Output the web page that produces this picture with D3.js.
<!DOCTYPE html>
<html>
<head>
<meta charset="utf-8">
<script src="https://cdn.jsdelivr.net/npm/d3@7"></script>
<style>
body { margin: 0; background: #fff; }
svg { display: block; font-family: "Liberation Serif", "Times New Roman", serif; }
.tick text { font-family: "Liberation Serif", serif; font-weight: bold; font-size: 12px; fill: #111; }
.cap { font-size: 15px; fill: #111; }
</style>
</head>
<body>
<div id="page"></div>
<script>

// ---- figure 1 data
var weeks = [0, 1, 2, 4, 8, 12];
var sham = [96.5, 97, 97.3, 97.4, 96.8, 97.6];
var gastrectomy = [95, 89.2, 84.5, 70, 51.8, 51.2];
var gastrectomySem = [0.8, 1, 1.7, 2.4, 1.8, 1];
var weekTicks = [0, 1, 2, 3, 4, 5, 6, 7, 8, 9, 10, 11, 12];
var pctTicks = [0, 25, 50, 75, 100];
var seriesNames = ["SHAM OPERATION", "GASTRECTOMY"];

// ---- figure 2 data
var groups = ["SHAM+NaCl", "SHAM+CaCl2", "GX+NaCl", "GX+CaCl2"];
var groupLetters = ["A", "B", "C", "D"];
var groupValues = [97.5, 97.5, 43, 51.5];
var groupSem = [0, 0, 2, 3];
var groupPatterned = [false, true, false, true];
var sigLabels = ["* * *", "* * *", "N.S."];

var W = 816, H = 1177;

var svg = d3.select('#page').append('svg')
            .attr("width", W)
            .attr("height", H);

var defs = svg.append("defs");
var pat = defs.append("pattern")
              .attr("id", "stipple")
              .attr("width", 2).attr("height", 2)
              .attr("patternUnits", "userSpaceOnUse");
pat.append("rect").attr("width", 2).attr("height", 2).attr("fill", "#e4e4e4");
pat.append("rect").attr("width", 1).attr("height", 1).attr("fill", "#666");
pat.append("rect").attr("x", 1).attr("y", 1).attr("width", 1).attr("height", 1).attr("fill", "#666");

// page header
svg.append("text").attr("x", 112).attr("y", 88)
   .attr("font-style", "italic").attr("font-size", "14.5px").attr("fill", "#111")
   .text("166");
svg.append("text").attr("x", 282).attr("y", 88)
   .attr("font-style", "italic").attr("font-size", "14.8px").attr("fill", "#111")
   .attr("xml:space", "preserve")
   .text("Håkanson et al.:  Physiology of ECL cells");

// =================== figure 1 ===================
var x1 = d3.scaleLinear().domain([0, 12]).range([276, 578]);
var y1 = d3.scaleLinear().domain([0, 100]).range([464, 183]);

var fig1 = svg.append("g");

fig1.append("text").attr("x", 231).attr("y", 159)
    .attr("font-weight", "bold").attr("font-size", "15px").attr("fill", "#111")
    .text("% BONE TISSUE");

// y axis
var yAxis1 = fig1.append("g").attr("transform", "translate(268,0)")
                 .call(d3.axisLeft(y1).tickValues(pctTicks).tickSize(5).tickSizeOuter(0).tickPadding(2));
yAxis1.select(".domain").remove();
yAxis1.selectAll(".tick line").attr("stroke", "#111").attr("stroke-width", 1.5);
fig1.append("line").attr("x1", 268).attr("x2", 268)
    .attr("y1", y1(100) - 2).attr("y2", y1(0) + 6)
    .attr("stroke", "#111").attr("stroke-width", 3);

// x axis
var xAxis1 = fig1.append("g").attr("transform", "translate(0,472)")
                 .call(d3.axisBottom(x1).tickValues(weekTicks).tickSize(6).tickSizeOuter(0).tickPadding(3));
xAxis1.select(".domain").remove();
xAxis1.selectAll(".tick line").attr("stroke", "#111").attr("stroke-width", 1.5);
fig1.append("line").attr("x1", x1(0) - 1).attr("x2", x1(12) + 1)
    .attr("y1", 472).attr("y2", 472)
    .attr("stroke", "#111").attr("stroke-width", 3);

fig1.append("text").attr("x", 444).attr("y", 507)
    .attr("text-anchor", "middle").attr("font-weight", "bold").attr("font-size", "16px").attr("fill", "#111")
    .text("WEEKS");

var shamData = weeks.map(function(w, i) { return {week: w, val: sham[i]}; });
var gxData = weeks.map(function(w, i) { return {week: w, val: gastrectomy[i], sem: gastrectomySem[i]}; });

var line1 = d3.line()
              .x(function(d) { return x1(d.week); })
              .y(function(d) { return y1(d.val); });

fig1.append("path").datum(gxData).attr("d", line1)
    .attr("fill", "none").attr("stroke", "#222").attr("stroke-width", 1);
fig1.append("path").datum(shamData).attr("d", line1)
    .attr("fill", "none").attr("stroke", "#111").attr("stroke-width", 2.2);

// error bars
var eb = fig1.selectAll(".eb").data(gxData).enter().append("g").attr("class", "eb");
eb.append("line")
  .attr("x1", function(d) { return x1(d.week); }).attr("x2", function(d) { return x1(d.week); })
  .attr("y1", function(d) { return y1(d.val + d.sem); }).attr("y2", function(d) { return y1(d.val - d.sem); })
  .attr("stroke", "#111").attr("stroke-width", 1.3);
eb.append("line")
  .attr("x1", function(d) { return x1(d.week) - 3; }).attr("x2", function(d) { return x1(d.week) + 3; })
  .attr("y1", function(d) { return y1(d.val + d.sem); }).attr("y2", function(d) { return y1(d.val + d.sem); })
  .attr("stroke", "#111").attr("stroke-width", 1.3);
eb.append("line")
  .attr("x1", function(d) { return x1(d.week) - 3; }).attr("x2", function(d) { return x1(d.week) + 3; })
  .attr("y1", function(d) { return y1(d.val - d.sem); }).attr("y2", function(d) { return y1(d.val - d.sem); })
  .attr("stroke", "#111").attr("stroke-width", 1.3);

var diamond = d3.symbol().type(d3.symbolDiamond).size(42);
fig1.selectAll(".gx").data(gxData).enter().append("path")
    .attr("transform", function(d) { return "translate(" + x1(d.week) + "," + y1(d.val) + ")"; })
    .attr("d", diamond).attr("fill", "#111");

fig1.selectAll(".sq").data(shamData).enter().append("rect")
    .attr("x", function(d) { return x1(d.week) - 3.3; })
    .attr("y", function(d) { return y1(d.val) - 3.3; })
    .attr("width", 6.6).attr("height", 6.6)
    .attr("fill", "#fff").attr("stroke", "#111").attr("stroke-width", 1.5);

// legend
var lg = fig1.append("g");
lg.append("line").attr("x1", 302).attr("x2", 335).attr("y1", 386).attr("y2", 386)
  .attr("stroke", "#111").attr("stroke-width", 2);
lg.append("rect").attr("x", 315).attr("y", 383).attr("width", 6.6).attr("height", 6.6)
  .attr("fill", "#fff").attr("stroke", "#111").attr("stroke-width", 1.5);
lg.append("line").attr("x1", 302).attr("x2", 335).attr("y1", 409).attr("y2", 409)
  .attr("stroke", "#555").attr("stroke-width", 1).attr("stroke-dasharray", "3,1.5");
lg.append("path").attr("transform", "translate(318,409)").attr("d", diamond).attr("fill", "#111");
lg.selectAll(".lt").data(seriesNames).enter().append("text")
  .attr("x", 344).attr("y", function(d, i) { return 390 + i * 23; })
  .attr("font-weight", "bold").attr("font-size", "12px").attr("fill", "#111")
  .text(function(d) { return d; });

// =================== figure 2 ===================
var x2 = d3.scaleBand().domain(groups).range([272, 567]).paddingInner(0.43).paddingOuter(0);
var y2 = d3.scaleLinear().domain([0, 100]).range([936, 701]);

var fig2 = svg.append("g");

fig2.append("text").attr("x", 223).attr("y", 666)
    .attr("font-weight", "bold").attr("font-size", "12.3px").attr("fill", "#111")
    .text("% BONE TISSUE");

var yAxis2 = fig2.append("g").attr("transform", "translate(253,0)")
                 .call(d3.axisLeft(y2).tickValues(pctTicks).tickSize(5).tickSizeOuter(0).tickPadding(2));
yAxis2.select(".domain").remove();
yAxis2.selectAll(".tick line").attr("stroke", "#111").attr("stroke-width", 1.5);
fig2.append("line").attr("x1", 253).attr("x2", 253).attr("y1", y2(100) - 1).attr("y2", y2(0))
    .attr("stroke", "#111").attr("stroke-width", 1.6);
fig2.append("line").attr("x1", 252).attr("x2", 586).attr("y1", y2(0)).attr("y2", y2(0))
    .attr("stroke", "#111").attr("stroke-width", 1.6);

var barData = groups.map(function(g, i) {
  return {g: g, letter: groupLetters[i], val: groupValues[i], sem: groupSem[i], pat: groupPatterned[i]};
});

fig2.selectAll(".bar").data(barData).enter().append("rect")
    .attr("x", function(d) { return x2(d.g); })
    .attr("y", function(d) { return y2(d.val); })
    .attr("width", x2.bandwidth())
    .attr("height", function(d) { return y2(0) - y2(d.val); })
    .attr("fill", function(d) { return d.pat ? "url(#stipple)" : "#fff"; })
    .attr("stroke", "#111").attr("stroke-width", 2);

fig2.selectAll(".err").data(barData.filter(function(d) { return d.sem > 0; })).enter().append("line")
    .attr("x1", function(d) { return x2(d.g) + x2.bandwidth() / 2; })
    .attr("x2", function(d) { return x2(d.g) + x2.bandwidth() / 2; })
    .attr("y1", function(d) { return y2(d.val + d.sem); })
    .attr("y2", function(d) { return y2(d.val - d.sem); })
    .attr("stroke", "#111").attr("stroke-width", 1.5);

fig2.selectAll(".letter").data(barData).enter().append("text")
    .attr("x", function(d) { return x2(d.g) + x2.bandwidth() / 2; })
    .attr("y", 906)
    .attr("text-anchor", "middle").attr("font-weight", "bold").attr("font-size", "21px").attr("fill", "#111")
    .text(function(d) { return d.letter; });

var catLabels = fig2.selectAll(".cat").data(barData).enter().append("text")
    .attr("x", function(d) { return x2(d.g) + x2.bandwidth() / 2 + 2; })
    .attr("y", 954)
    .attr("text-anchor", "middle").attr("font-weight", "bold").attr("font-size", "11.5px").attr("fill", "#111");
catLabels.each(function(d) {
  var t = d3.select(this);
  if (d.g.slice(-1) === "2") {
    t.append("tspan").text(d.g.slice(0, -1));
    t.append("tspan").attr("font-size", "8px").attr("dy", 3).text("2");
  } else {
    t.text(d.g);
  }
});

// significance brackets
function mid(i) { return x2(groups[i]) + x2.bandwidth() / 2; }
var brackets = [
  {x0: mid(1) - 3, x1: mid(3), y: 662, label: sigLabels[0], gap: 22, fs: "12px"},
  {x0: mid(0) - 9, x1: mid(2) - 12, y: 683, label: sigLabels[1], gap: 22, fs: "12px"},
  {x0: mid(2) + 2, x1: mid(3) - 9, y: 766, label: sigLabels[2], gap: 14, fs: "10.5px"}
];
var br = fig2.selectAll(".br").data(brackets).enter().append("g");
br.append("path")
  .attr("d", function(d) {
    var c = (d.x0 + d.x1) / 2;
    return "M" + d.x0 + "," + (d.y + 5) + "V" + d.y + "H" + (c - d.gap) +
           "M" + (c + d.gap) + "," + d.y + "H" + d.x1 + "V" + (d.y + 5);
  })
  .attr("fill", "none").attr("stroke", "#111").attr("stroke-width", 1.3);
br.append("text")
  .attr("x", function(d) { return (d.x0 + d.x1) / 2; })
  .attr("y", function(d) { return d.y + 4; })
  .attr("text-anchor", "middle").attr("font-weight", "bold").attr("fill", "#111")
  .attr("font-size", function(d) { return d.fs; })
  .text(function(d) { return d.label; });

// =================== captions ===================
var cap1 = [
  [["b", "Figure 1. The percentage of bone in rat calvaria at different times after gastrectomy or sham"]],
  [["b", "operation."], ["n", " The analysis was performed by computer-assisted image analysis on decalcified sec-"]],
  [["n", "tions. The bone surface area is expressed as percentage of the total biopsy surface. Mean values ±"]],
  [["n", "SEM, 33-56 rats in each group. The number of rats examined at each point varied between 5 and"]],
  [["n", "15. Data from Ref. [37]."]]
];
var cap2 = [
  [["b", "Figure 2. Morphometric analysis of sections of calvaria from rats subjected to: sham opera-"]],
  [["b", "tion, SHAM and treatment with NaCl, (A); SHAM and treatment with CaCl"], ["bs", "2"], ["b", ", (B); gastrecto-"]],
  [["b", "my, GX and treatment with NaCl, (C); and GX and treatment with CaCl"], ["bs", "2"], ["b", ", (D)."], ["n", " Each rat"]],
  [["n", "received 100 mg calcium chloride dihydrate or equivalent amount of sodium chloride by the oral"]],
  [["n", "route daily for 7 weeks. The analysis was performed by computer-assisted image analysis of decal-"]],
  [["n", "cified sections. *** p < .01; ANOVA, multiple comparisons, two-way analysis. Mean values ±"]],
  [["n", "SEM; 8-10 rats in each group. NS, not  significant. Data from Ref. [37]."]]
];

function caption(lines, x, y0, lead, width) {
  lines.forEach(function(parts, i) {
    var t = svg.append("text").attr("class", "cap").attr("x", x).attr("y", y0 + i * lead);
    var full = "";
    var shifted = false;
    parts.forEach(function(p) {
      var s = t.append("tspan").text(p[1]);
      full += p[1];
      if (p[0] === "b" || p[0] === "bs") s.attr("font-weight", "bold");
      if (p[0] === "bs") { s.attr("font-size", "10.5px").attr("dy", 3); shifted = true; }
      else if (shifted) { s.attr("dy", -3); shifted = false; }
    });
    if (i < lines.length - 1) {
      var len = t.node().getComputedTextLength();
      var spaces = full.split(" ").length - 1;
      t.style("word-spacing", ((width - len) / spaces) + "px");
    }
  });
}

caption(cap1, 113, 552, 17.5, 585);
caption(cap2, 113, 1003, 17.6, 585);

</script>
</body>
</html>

**********

Your objective:
All lines from the beginning of the material above through the one with "Physiology of ECL" need to be returned exactly; please return those and only those.

Result of the exercise:
Output the web page that produces this picture with D3.js.
<!DOCTYPE html>
<html>
<head>
<meta charset="utf-8">
<script src="https://cdn.jsdelivr.net/npm/d3@7"></script>
<style>
body { margin: 0; background: #fff; }
svg { display: block; font-family: "Liberation Serif", "Times New Roman", serif; }
.tick text { font-family: "Liberation Serif", serif; font-weight: bold; font-size: 12px; fill: #111; }
.cap { font-size: 15px; fill: #111; }
</style>
</head>
<body>
<div id="page"></div>
<script>

// ---- figure 1 data
var weeks = [0, 1, 2, 4, 8, 12];
var sham = [96.5, 97, 97.3, 97.4, 96.8, 97.6];
var gastrectomy = [95, 89.2, 84.5, 70, 51.8, 51.2];
var gastrectomySem = [0.8, 1, 1.7, 2.4, 1.8, 1];
var weekTicks = [0, 1, 2, 3, 4, 5, 6, 7, 8, 9, 10, 11, 12];
var pctTicks = [0, 25, 50, 75, 100];
var seriesNames = ["SHAM OPERATION", "GASTRECTOMY"];

// ---- figure 2 data
var groups = ["SHAM+NaCl", "SHAM+CaCl2", "GX+NaCl", "GX+CaCl2"];
var groupLetters = ["A", "B", "C", "D"];
var groupValues = [97.5, 97.5, 43, 51.5];
var groupSem = [0, 0, 2, 3];
var groupPatterned = [false, true, false, true];
var sigLabels = ["* * *", "* * *", "N.S."];

var W = 816, H = 1177;

var svg = d3.select('#page').append('svg')
            .attr("width", W)
            .attr("height", H);

var defs = svg.append("defs");
var pat = defs.append("pattern")
              .attr("id", "stipple")
              .attr("width", 2).attr("height", 2)
              .attr("patternUnits", "userSpaceOnUse");
pat.append("rect").attr("width", 2).attr("height", 2).attr("fill", "#e4e4e4");
pat.append("rect").attr("width", 1).attr("height", 1).attr("fill", "#666");
pat.append("rect").attr("x", 1).attr("y", 1).attr("width", 1).attr("height", 1).attr("fill", "#666");

// page header
svg.append("text").attr("x", 112).attr("y", 88)
   .attr("font-style", "italic").attr("font-size", "14.5px").attr("fill", "#111")
   .text("166");
svg.append("text").attr("x", 282).attr("y", 88)
   .attr("font-style", "italic").attr("font-size", "14.8px").attr("fill", "#111")
   .attr("xml:space", "preserve")
   .text("Håkanson et al.:  Physiology of ECL cells");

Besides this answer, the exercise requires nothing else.